While Let’s Grow Kids didn’t achieve their goal of capping child care costs at 10 percent for all families, advocates have hailed this as a “quantum leap” forward and note they still have two more years left to push for additional investment, as well as to formalize a compensation scale for workers. Higher-income families that won’t receive direct financial assistance will still benefit from new subsidies flowing into the system, which can stabilize the workforce and boost program quality.
Vermont’s child care political blueprint
Not every state has the kind of philanthropic infrastructure Vermont enjoys. Experts say, though, their political roadmap could be replicated elsewhere, including the assemblage of a diverse coalition of parents, grandparents, business leaders, and child care workers.

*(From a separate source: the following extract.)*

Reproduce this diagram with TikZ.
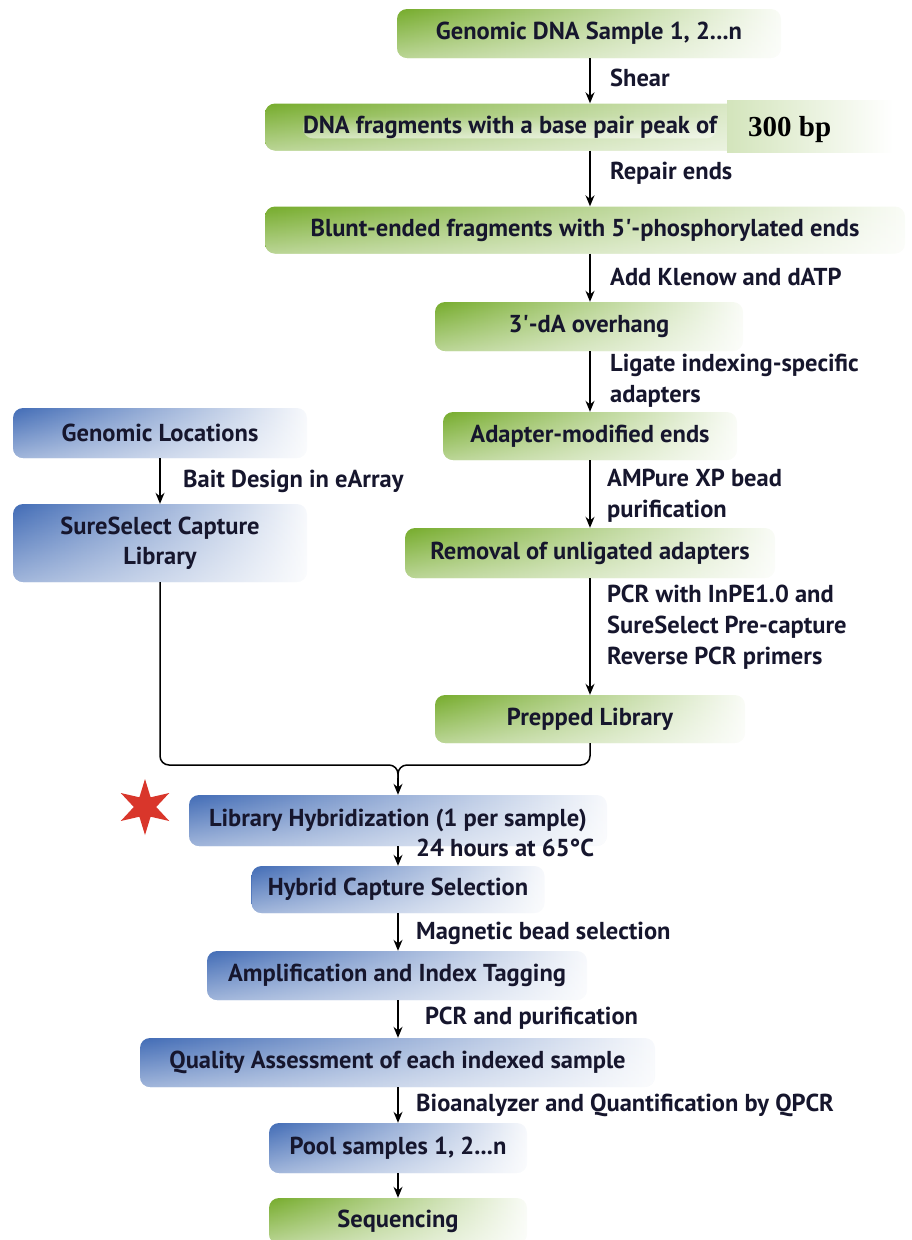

“I really think that no matter the demographics of a state, no matter the political landscape, there is something that cuts through anything and that’s grassroots mobilization,” Richards told Vox.
The only other state to take comparable leadership in state child care investments is New Mexico, which successfully organized a ballot measure this past fall that authorizes new money from a state sovereign wealth fund to provide dedicated funding for universal preschool and child care. Like Vermont, the victory came after a decade-long organizing campaign, where early childhood educators helped lead the fight.
While Vermont’s win is yet another example of the child care movement gaining momentum, Jennifer Wells, the director of economic justice at Community Change Action, said the “real lesson” from states like Vermont and New Mexico is that the system is broken, and federal investment is needed to fund the true cost of child care, to pay early educators what they deserve, and to make care affordable for families.
Miriam Calderon, the chief policy officer with Zero To Three, a national advocacy group focused on infants and toddlers, agreed with Wells that states can’t fix this problem alone.
“In the short term this looks like not letting tens of billions of dollars in federal child care funding expire in September and protecting child care funds from deep cuts proposed as part of the default debates,” she said. “Long term, we need to pass the Child Care for Working Families Act, which ensures a strong federal and state partnership in funding the early care and education our babies and toddlers and families deserve.”